Several themes emerged from the textual analysis.
Much news media coverage is akin to a horserace. Journalists expend hours reporting and writing and use much ink and web space attempting to predict winners and losers in a particular scenario. However, like a real horserace, this sometimes is difficult or impossible to call. Both the Times and the Post dedicated endless column inches of copy to speculate how each candidate’s approval would influence Supreme Court decisions. Most often, Alito was predicted to tilt the court’s focus to the right and Sotomayor to the left. Although the hearings were not an election, the far most common news frame focused on the political implications, with Democratic and Republican senators dissecting and attacking each nominee’s merits and deficits. Democrats criticized Alito as too conservative to judge fairly and Republicans criticized Sotomayor as too liberal. Democratic Senator Ted Kennedy declared Alito was “anti-black, anti-disabled and anti-women” (Babington, 2006). Republicans used Sotomayor’s “wise Latina” comment to insinuate she was biased. Ironically, they also criticized statements she made about bringing empathy to the court as “more akin to politics. And politics has no place in the courtroom” (Baker & Lewis, 2009). Apparently politics had plenty of places in the Senate hearing room.
Stories also predicted Alito would vote to strike down Roe vs. Wade, the 1972 case in which the U.S. Supreme Court upheld legal abortion. The New York Times ran a piece noting that Democrats saw Alito’s confirmation as “putting an enduring conservative ideological imprint on the nation’s judiciary,” the political makeup of Congress, the White House and public opinion (Nagourney, 2006). However, those predictions did not exactly come true. Just two years later, Barack Obama, a Democrat, was elected president. And four years later in 2010, Roe vs. Wade was still the law of the land.
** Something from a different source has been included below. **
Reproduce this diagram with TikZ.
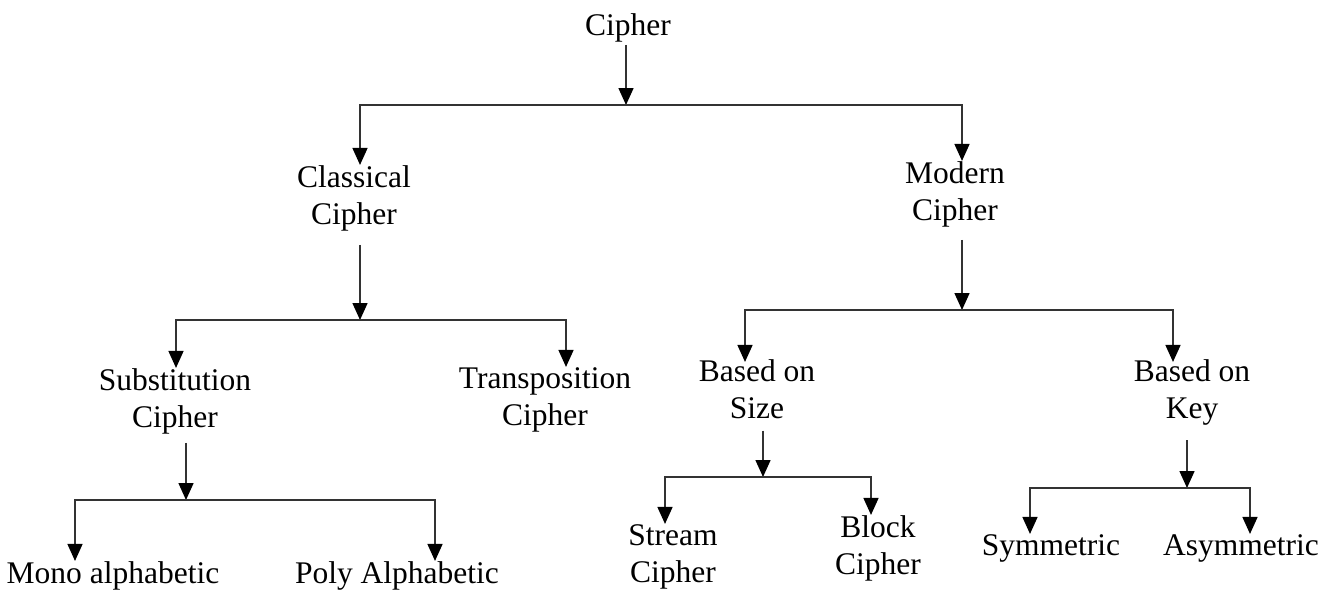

Conservatives quoted in the newspaper stories portrayed Sotomayor as an “activist” judge who would allow her gender and ethnicity to influence her decisions. Other articles focused on political support for each nominee, characterizing conservatives, the religious right and Republicans as aligned with Alito and liberals and Democrats aligned with Sotomayor, although the Supreme Court is nonpartisan. Stories also delved into each judge’s opinions, writings and speeches, gauging how each would vote on various issues, including abortion, the death penalty, affirmative action, gun rights and executive power. As each hearing began, stories repeatedly quoted each nominee insisting he or she would rule on cases impartially and neutrally, as judges are expected to do. At no point in the hearings did either nominee reveal his or her political stances on any issue. To clarify, the Times ran more than one story describing how recent Supreme Court nominees have been coached to steer away from political topics, to “sound as if you know what you are talking about but avoid saying anything” (Lewis, 2009; Liptak, 2009).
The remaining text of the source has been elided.